Last night, I started watching a Let's Play of Bioshock. For those who don't know much about the game, I think I can say this much without spoiling the plot: The game takes place in an underwater city that was intended to be some sort of Objectivist paradise.
There, scientists weren't 'burdened' by ethics and developed some DNA modifying chemicals to give people superpowers like telekinesis or the ability to shoot bolts of electricity from their hands. Unfortunately, the scientists responsible apparently bought into 'greed is good, altruism is evil' rhetoric, and didn't bother with extensive safety tests.

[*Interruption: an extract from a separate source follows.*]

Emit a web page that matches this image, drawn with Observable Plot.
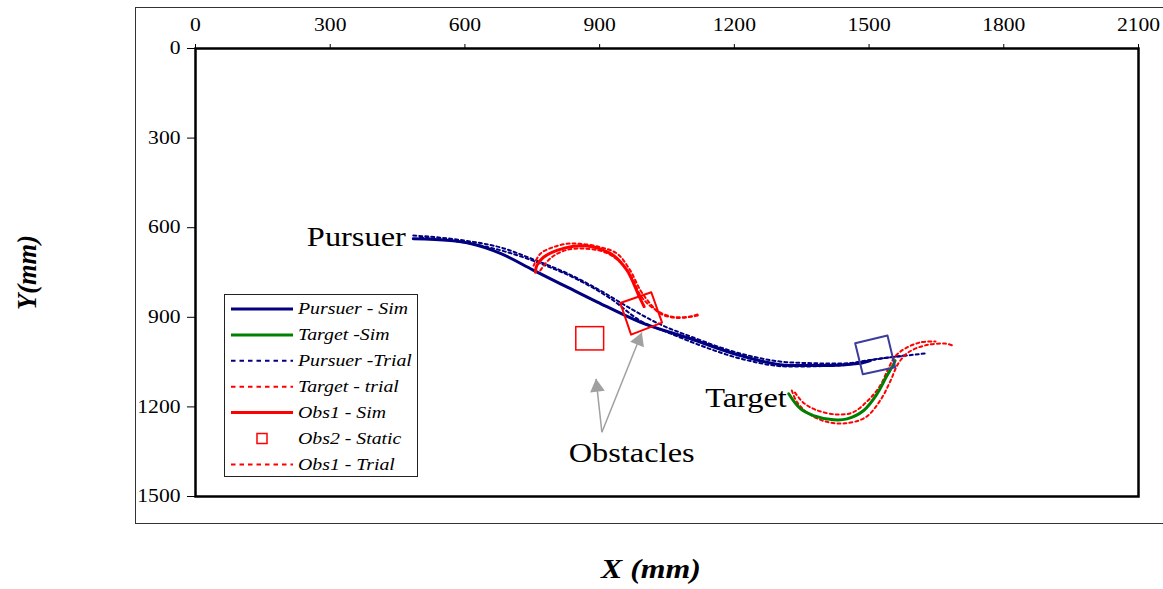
<!DOCTYPE html>
<html><head><meta charset="utf-8">
<script src="https://cdn.jsdelivr.net/npm/d3@7"></script>
<script src="https://cdn.jsdelivr.net/npm/@observablehq/plot@0.6"></script>
<style>
html,body{margin:0;padding:0;background:#fff;}
#wrap{position:relative;width:1163px;height:589px;overflow:hidden;font-family:"Liberation Serif",serif;}
#outer{position:absolute;left:135px;top:7px;width:1100px;height:517px;border:1.5px solid #333;box-sizing:border-box;}
#wrap svg.plot{position:absolute;left:0;top:0;}
#legend{position:absolute;left:224px;top:294px;}
</style></head><body><div id="wrap"><div id="outer"></div></div>
<script>
// ---- tick labels ----
const xTicks = [0,300,600,900,1200,1500,1800,2100];
const yTicks = [0,300,600,900,1200,1500];

// ---- Pursuer ----
const pursuerSimX = [485,567,612,679,752,828,895,990,1101,1213,1325,1414,1480,1503];
const pursuerSimY = [637,643,653,686,742,799,849,916,971,1028,1061,1061,1054,1045];
const pursuerTrialAX = [485,612,679,752,828,901,968,1035,1102,1213,1325,1436,1525,1625];
const pursuerTrialAY = [626,646,666,706,753,810,870,924,964,1021,1051,1055,1038,1021];
const pursuerTrialBX = [500,612,690,768,846,924,990,1057,1124,1213,1325,1436,1514,1580];
const pursuerTrialBY = [633,653,680,720,770,837,911,954,994,1038,1065,1061,1041,1028];

// ---- Target ----
const targetSimX = [1321,1347,1376,1421,1451,1488,1518,1540,1555,1558];
const targetSimY = [1156,1206,1229,1243,1240,1212,1156,1095,1056,1045];
const targetTrialAX = [1328,1340,1365,1403,1447,1492,1525,1547,1565,1587,1625,1670,1685];
const targetTrialAY = [1145,1185,1222,1249,1255,1235,1178,1115,1055,1018,994,988,994];
const targetTrialBX = [1335,1353,1380,1425,1463,1498,1525,1543,1558,1581,1614,1648];
const targetTrialBY = [1152,1185,1209,1225,1219,1178,1128,1071,1031,1004,984,981];

// ---- Obstacle 1 (moving) ----
const obs1SimX = [757,760,775,805,842,872,901,931,961,976,987,999];
const obs1SimY = [749,727,699,676,662,661,671,693,743,788,827,864];
const obs1TrialAX = [753,768,797,827,857,901,939,968,991,1013,1035,1072,1120];
const obs1TrialAY = [727,687,665,654,654,665,687,743,810,855,888,902,894];
const obs1TrialBX = [768,790,823,868,913,946,973,991,1017,1057,1102,1124];
const obs1TrialBY = [743,703,676,670,683,716,770,827,867,897,897,887];
const obs1BoxX = [946,1015,1039,970];
const obs1BoxY = [852,816,918,958];

// ---- pursuer body box ----
const pursuerBoxX = [1469,1541,1558,1486];
const pursuerBoxY = [987,961,1067,1091];

// ---- Obstacle 2 (static) ----
const obs2X = [848,910];
const obs2Y = [933,1011];

// ---- annotations ----
const annoText = ["Pursuer","Target","Obstacles"];
const annoX = [248,1135,831];
const annoY = [631,1172,1357];
const arrowFromX = [905,905];
const arrowFromY = [1285,1285];
const arrowToX = [892,994];
const arrowToY = [1106,951];

// ---- legend ----
const legendLabels = ["Pursuer - Sim","Target -Sim","Pursuer -Trial","Target - trial","Obs1 - Sim","Obs2 - Static","Obs1 - Trial"];
const legendKinds = ["solid","solid","dotted","dotted","solid","square","dotted"];
const legendSeries = ["navy","green","navy","red","red","red","red"];

const COLORS = {navy:"#000080", green:"#008000", red:"#ff0000", box:"#3c3c9c", arrow:"#a0a0a0"};

const W = 1163, H = 589, ML = 195, MR = 25, MT = 48, MB = 93;

const pts = (xs, ys) => xs.map((x, i) => ({x, y: ys[i]}));
const closed = (xs, ys) => { const r = pts(xs, ys); r.push(r[0]); return r; };

const solid = (d, c, curve = "catmull-rom") => Plot.line(d, {x:"x", y:"y", stroke:c, strokeWidth:3, curve});
const dotted = (d, c, curve = "catmull-rom") => Plot.line(d, {x:"x", y:"y", stroke:c, strokeWidth:2, strokeDasharray:"3,3", curve});

const arrows = arrowFromX.map((x, i) => ({x1:x, y1:arrowFromY[i], x2:arrowToX[i], y2:arrowToY[i]}));
const kx = (W - ML - MR) / 2100, ky = (H - MT - MB) / 1500;
const headR = 5.5;
const tipDist = 2 * Math.sqrt(Math.PI * headR * headR / (3 * Math.sqrt(3)));
const headMarks = arrows.map(a => {
  const px = (a.x2 - a.x1) * kx, py = (a.y2 - a.y1) * ky;
  const len = Math.hypot(px, py);
  const ux = px / len, uy = py / len;
  const ang = Math.atan2(ux, -uy) * 180 / Math.PI;
  return Plot.dot([a], {x:"x2", y:"y2", symbol:"triangle", r:headR, fill:COLORS.arrow, stroke:null,
    rotate: ang, dx: -ux * tipDist, dy: -uy * tipDist});
});

const annos = annoText.map((t, i) => ({t, x: annoX[i], y: annoY[i]}));

const plot = Plot.plot({
  width: W, height: H,
  marginLeft: ML, marginRight: MR, marginTop: MT, marginBottom: MB,
  style: {fontFamily: '"Liberation Serif", serif', background: "transparent", color: "black"},
  x: {domain: [0, 2100]},
  y: {domain: [0, 1500], reverse: true},
  marks: [
    Plot.axisX({ticks: xTicks, anchor: "top", tickSize: 5, tickPadding: 13, fontSize: 18, label: null, tickFormat: d => String(d)}),
    Plot.axisY({ticks: yTicks, anchor: "left", tickSize: 8, tickPadding: 7, fontSize: 18, label: null, tickFormat: d => String(d)}),
    dotted(pts(pursuerTrialAX, pursuerTrialAY), COLORS.navy, "monotone-x"),
    dotted(pts(pursuerTrialBX, pursuerTrialBY), COLORS.navy, "monotone-x"),
    dotted(pts(targetTrialAX, targetTrialAY), COLORS.red),
    dotted(pts(targetTrialBX, targetTrialBY), COLORS.red),
    dotted(pts(obs1TrialAX, obs1TrialAY), COLORS.red),
    dotted(pts(obs1TrialBX, obs1TrialBY), COLORS.red),
    solid(pts(pursuerSimX, pursuerSimY), COLORS.navy, "monotone-x"),
    solid(pts(targetSimX, targetSimY), COLORS.green),
    solid(pts(obs1SimX, obs1SimY), COLORS.red),
    Plot.line(closed(obs1BoxX, obs1BoxY), {x:"x", y:"y", stroke:COLORS.red, strokeWidth:2}),
    Plot.line(closed(pursuerBoxX, pursuerBoxY), {x:"x", y:"y", stroke:COLORS.box, strokeWidth:2}),
    Plot.rect([{x1: obs2X[0], x2: obs2X[1], y1: obs2Y[0], y2: obs2Y[1]}], {x1:"x1", x2:"x2", y1:"y1", y2:"y2", fill:"none", stroke:COLORS.red, strokeWidth:1.5}),
    Plot.link(arrows, {x1:"x1", y1:"y1", x2:"x2", y2:"y2", stroke:COLORS.arrow, strokeWidth:1.5}),
    ...headMarks,
    Plot.text(annos, {x:"x", y:"y", text:"t", textAnchor:"start", lineAnchor:"middle", fontSize:27, fill:"black"}),
    Plot.text(["X (mm)"], {frameAnchor:"bottom", text: d => d, textAnchor:"middle", lineAnchor:"middle", dx:-16, dy:73, fontSize:26.5, fontWeight:"bold", fontStyle:"italic", fill:"black"}),
    Plot.text(["Y(mm)"], {frameAnchor:"left", text: d => d, textAnchor:"middle", lineAnchor:"middle", dx:-168, dy:0, rotate:-90, fontSize:26.5, fontWeight:"bold", fontStyle:"italic", fill:"black"}),
    Plot.frame({stroke:"black", strokeWidth:2.5})
  ]
});
plot.classList.add("plot");
const wrap = document.getElementById("wrap");
wrap.appendChild(plot);

// ---- legend ----
const LW = 194, LH = 183;
const lg = d3.select(wrap).append("svg").attr("id","legend").attr("width", LW).attr("height", LH)
  .style("font-family", '"Liberation Serif", serif');
lg.append("rect").attr("x",0.5).attr("y",0.5).attr("width",LW-1).attr("height",LH-1).attr("fill","#fff").attr("stroke","#222").attr("stroke-width",1);
legendLabels.forEach((lab, i) => {
  const cy = 15 + i * 25.9;
  const c = COLORS[legendSeries[i]];
  const k = legendKinds[i];
  if (k === "square") {
    lg.append("rect").attr("x",33).attr("y",cy-5).attr("width",10).attr("height",10).attr("fill","none").attr("stroke",c).attr("stroke-width",1.5);
  } else {
    lg.append("line").attr("x1",7).attr("x2",69).attr("y1",cy).attr("y2",cy).attr("stroke",c)
      .attr("stroke-width", k === "solid" ? 3 : 2).attr("stroke-dasharray", k === "solid" ? null : "4.5,4");
  }
  lg.append("text").attr("x",74).attr("y",cy).attr("dy","0.32em").attr("font-size",16.5).attr("font-style","italic").attr("fill","black").text(lab);
});

// horizontal stretch of text to match the reference's proportions
function stretch(root, f) {
  root.querySelectorAll("text").forEach(t => {
    const tr = (t.getAttribute("transform") || "") + ((t.parentNode.getAttribute && t.parentNode.getAttribute("transform")) || "");
    if (tr.includes("rotate")) return;
    const len = t.getComputedTextLength();
    if (len > 0) { t.setAttribute("textLength", len * f); t.setAttribute("lengthAdjust", "spacingAndGlyphs"); }
  });
}
stretch(plot, 1.2);
stretch(document.getElementById("legend"), 1.2);
</script>
</body></html>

As a result, the city is now crawling with insane people swinging around monkey wrenches and climbing the walls with hooks and mad Science!-enhanced agility.
The city's leader response to the growing insanity? "Yes, people have died, yes, people have gone insane, but we can't abandon our ideals when they're being tested. The market is patient, and we must be patient, too."
This reminds me of all too many quacks I've heard from: "If it was dangerous/useless, people wouldn't buy it!" One of the biggest problems the caveat emptor philosophy has is the need for everyone to be an expert in whatever field is relevant to their purchase. The problem isn't quite so bad with simple purchases, but when it comes to our health, we shouldn't all have to be doctors to evaluate the safety and efficacy of a product. Contrary to what quacks will tell you, you are not born with innate expertise in your own body. The human body is a complex and intricate thing that was pretty much built to last a few decades. It's because people sought a deeper understanding than superficial pain/pleasure responses that we've been able to take 70+ years for granted.
Many people also tend to be poor at risk assessment. Someone who goes on a beach vacation might be more worried about getting attacked by sharks than about the much higher risk of getting into a car accident on the way. Anti-vaxxers, for example, are more afraid of the infinitesimal risk of exposure to trace amounts of everyday chemicals in the vaccines than the much higher risk of death by the diseases they prevent.
My conclusion: This sort of extreme capitalism, like Communism, could only work if the world was already perfect, full of well-educated, rational people. We need regulatory bodies made of experts to keep our food and medicine safe and effective.